REBAÑO
¡Sois
el rebaño! ¡Somos el rebaño, y Tú nuestro Pastor! ¡Soy el Pastor de las ovejas
descarriadas, el Pastor que os lleva a refugio seguro! ¡Eres nuestro Pastor, y
sólo a Ti te seguimos!
El
hombre introduce a las ovejas en la amplia cueva, excepto a una de ellas, a la
que sacrifica en un altar improvisado, para sustentar con su carne asada y su
sangre al grupo de pastores con los que comparte su ardua tarea esta noche fría
de invierno.
Dentro
del improvisado corral de piedra las ovejas balan la eterna canción del animal
que no sabe que su suerte es el cruel cuchillo y el asador sobre la llama,
ajenas al destino de su desaparecida compañera, pero confiadas en la voz
ininteligible pero amigable de su Pastor.
COMUNISTA
¡Comunista!,
gritó el grupo de venusianos. Y lo crucificaron en el monte de los olivos…
EL PAISAJE DORMIDO
A
través de las imágenes que me proyecta la pantalla vuelvo al lugar de siempre,
viejo conocido.
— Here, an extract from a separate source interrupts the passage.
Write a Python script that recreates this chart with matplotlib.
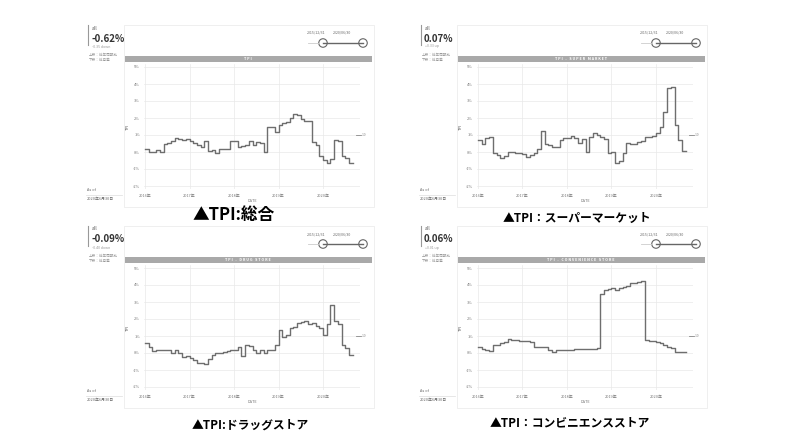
import numpy as np
import matplotlib
matplotlib.use('Agg')
import matplotlib.pyplot as plt
from matplotlib.patches import Rectangle, Ellipse
from matplotlib.lines import Line2D

plt.rcParams['font.family'] = ['Noto Sans CJK JP', 'DejaVu Sans']

W, H = 794, 447

# monthly points, Jan 2016 .. Aug 2020
months = 2016 + np.arange(56) / 12

tpi_all = [0.15, 0.0, 0.0, 0.1, 0.0, 0.45, 0.55, 0.65, 0.8, 0.75, 0.7, 0.75, 0.65, 0.55,
           0.4, 0.3, 0.65, 0.05, 0.1, -0.05, 0.15, 0.2, 0.2, 0.65, 0.65, 0.3, 0.35, 0.4,
           0.65, 0.4, 0.6, 0.55, 0.0, 1.45, 1.45, 1.2, 1.6, 1.7, 1.75, 2.0, 2.25, 2.2,
           1.95, 1.8, 1.85, 0.6, 0.4, -0.25, -0.45, -0.65, -0.4, 0.7, 0.65, -0.25, -0.35, -0.62]
tpi_super = [0.7, 0.45, 0.85, 0.9, -0.05, -0.2, -0.37, -0.25, 0.0, 0.02, -0.05, -0.05, -0.1, -0.3,
             -0.15, -0.05, 0.15, 1.23, 0.45, 0.4, 0.3, 0.3, 0.7, 0.8, 0.8, 0.94, 0.8, 0.55,
             0.75, 0.02, 0.9, 1.14, 1.0, 0.86, 0.75, -0.04, 0.02, -0.63, -0.5, -0.08, 0.55, 0.45,
             0.5, 0.6, 0.66, 0.86, 0.9, 0.95, 1.1, 1.5, 2.37, 3.76, 3.84, 1.59, 0.7, 0.07]
tpi_drug = [0.57, 0.35, 0.1, 0.15, 0.17, 0.2, 0.2, -0.02, 0.2, -0.02, -0.25, -0.2, -0.3, -0.4,
            -0.57, -0.6, -0.65, -0.35, -0.1, 0.0, 0.0, 0.05, 0.14, 0.2, 0.2, 0.37, -0.2, 0.47,
            0.4, 0.2, 0.0, 0.2, 0.0, 0.2, 0.2, 0.47, 1.35, 0.96, 1.05, 1.45, 1.55, 1.75,
            1.85, 1.9, 1.7, 1.75, 1.6, 1.45, 1.06, 1.7, 2.8, 1.9, 1.7, 0.47, 0.27, -0.09]
tpi_conv = [0.35, 0.22, 0.2, 0.14, 0.47, 0.47, 0.6, 0.62, 0.8, 0.78, 0.75, 0.73, 0.71, 0.68,
            0.66, 0.37, 0.37, 0.35, 0.33, 0.18, 0.08, 0.17, 0.18, 0.19, 0.19, 0.2, 0.21, 0.22,
            0.23, 0.24, 0.25, 0.26, 0.27, 3.47, 3.71, 3.75, 3.8, 3.72, 3.85, 3.88, 3.95, 4.1,
            4.1, 4.2, 4.25, 0.76, 0.73, 0.7, 0.65, 0.6, 0.5, 0.37, 0.27, 0.06, 0.05, 0.06]

series = [tpi_all, tpi_super, tpi_drug, tpi_conv]
latest = ['-0.62%', '0.07%', '-0.09%', '0.06%']
changes = ['-0.35 down', '+0.33 up', '-0.40 down', '+0.01 up']
bar_titles = ['TPI', 'TPI - SUPER MARKET', 'TPI - DRUG STORE', 'TPI - CONVENIENCE STORE']
captions = ['▲TPI:総合', '▲TPI：スーパーマーケット', '▲TPI:ドラッグストア', '▲TPI：コンビニエンスストア']
years = [2016, 2017, 2018, 2019, 2020]
year_labels = ['2016年', '2017年', '2018年', '2019年', '2020年']
yticks = [5, 4, 3, 2, 1, 0, -1, -2]
ytick_labels = ['5%', '4%', '3%', '2%', '1%', '0%', '-1%', '-2%']

offsets = [(0, 0), (333, 0), (0, 201), (333, 201)]
cap_pos = [(234, 215), (577, 218), (250, 425), (570, 423)]
cap_size = [12, 8.5, 8.5, 8.5]


def fx(p):
    return p / W


def fy(p):
    return 1 - p / H


fig = plt.figure(figsize=(W / 100, H / 100), dpi=100)
fig.patch.set_facecolor('white')


def ftext(x, y, s, **kw):
    fig.text(fx(x), fy(y), s, **kw)


def fline(x0, y0, x1, y1, **kw):
    fig.add_artist(Line2D([fx(x0), fx(x1)], [fy(y0), fy(y1)], transform=fig.transFigure, **kw))


for k in range(4):
    ox, oy = offsets[k]

    # panel frame
    fig.add_artist(Rectangle((fx(124 + ox), fy(207 + oy)), 250 / W, 182 / H,
                             transform=fig.transFigure, fill=False, ec='#ececec', lw=0.6))

    # left info column
    fline(88 + ox, 25 + oy, 88 + ox, 45 + oy, color='#999999', lw=0.8)
    ftext(92 + ox, 28 + oy, 'all', fontsize=3.5, color='#555555', va='center')
    ftext(91 + ox, 38.5 + oy, latest[k], fontsize=7, fontweight='bold', color='#333333', va='center')
    ftext(92 + ox, 46.5 + oy, changes[k], fontsize=2.6, color='#999999', va='center')
    ftext(89 + ox, 54.5 + oy, '上段：前年同期比', fontsize=2.6, color='#999999', va='center')
    ftext(89 + ox, 60 + oy, '下段：前月差', fontsize=2.6, color='#999999', va='center')
    ftext(87 + ox, 190 + oy, 'As of', fontsize=2.8, color='#666666', va='center')
    fline(86 + ox, 195 + oy, 122 + ox, 195 + oy, color='#dddddd', lw=0.5)
    ftext(87 + ox, 199 + oy, '2020年6月30日', fontsize=2.8, color='#666666', va='center')

    # date slider
    ftext(316 + ox, 33 + oy, '2015/12/31', fontsize=2.6, color='#666666', ha='center', va='center')
    ftext(342 + ox, 33 + oy, '2020/06/30', fontsize=2.6, color='#666666', ha='center', va='center')
    fline(308 + ox, 43 + oy, 319 + ox, 43 + oy, color='#cccccc', lw=0.6)
    fline(323 + ox, 43 + oy, 363 + ox, 43 + oy, color='#666666', lw=1.0)
    for cx in (323, 363):
        fig.add_artist(Ellipse((fx(cx + ox), fy(43 + oy)), 8.5 / W, 8.5 / H,
                               transform=fig.transFigure, fc='white', ec='#666666', lw=0.8))

    # title bar
    fig.add_artist(Rectangle((fx(125 + ox), fy(61.5 + oy)), 247 / W, 5.5 / H,
                             transform=fig.transFigure, fc='#a9a9a9', ec='none'))
    ftext(248 + ox, 58.8 + oy, ' '.join(bar_titles[k]), fontsize=2.6, color='white',
          fontweight='bold', ha='center', va='center')

    # chart
    ax = fig.add_axes([fx(144 + ox), fy(189.4 + oy), 216 / W, 125.8 / H])
    xs = np.append(months, 2016 + 56 / 12)
    vs = np.append(series[k], series[k][-1])
    ax.step(xs, vs, where='post', color='#6e6e6e', lw=1.0)
    ax.set_xlim(2016 - 1 / 44.5, 2016 + 215 / 44.5)
    ax.set_ylim(-2.2, 5.2)
    ax.set_xticks(years)
    ax.set_xticklabels(year_labels, fontsize=2.8, color='#777777')
    ax.set_yticks(yticks)
    ax.set_yticklabels(ytick_labels, fontsize=2.8, color='#777777')
    ax.tick_params(length=0, pad=3)
    ax.grid(True, color='#e9e9e9', lw=0.5)
    for s in ax.spines.values():
        s.set_visible(False)
    ax.set_xlabel('DATE', fontsize=2.8, color='#777777', labelpad=1)
    ax.set_ylabel('TPI', fontsize=3, color='#555555', labelpad=2)
    # reference marker at right
    fline(356 + ox, 135 + oy, 361 + ox, 135 + oy, color='#888888', lw=0.6)
    ftext(362 + ox, 135 + oy, '1.0', fontsize=2.4, color='#888888', va='center')

    # caption
    cx, cy = cap_pos[k]
    ftext(cx, cy, captions[k], fontsize=cap_size[k], fontweight='bold', color='black',
          ha='center', va='center')

fig.savefig('out.png', dpi=100, facecolor='white')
Un clic tras otro, las fotografías de la montaña van cambiando,
vistas desde diferentes ángulos, en distintas épocas del año, con colores
brillantes o en ocres apagados. La antigua y serena montaña sigue ahí: aquella
amiga a la que conocía hace muchos años, cuando yo era joven y ella, señora de
milenios. ¡Ya no podré escalarte de nuevo, amada, pero quedan los clics de la
mano diestra sobre el ratón bullicioso! Una vez tuve tu alma, ahora sólo una
imagen, breve, fugaz. ¡Ay, pero sin este clic, apenas tendría un recuerdo, casi
nada!
ERGO
Me
levanté temprano, cuando aún las estrellas titilaban en el firmamento. Desnudo,
libre de ataduras, comencé a contarlas. Al tiempo, se iban apagando conforme lo
hacía, como si tuviesen vergüenza de ser contempladas y se ocultaran bajo el
manto oscuro de la Nada.
“Quizá”,
me dije, “tan solo estén desapareciendo para volver enseguida”.
Cuando
terminé de contar, al llegar al millón doscientas veinticinco mil trescientas
seis, el cielo estaba más oscuro que la boca de un lobo desdentado.
“Quizá”,
me dije, “tan solo haga falta contarlas de nuevo para que aparezcan”.
Pero
tenía sueño después de mil años de cuenteo incansable. Me recosté sobre el
lecho de abrasante fuego y dormí profundamente hasta que la última estrella,
sobre la que reposaba, se apagó con un suspiro de agotamiento.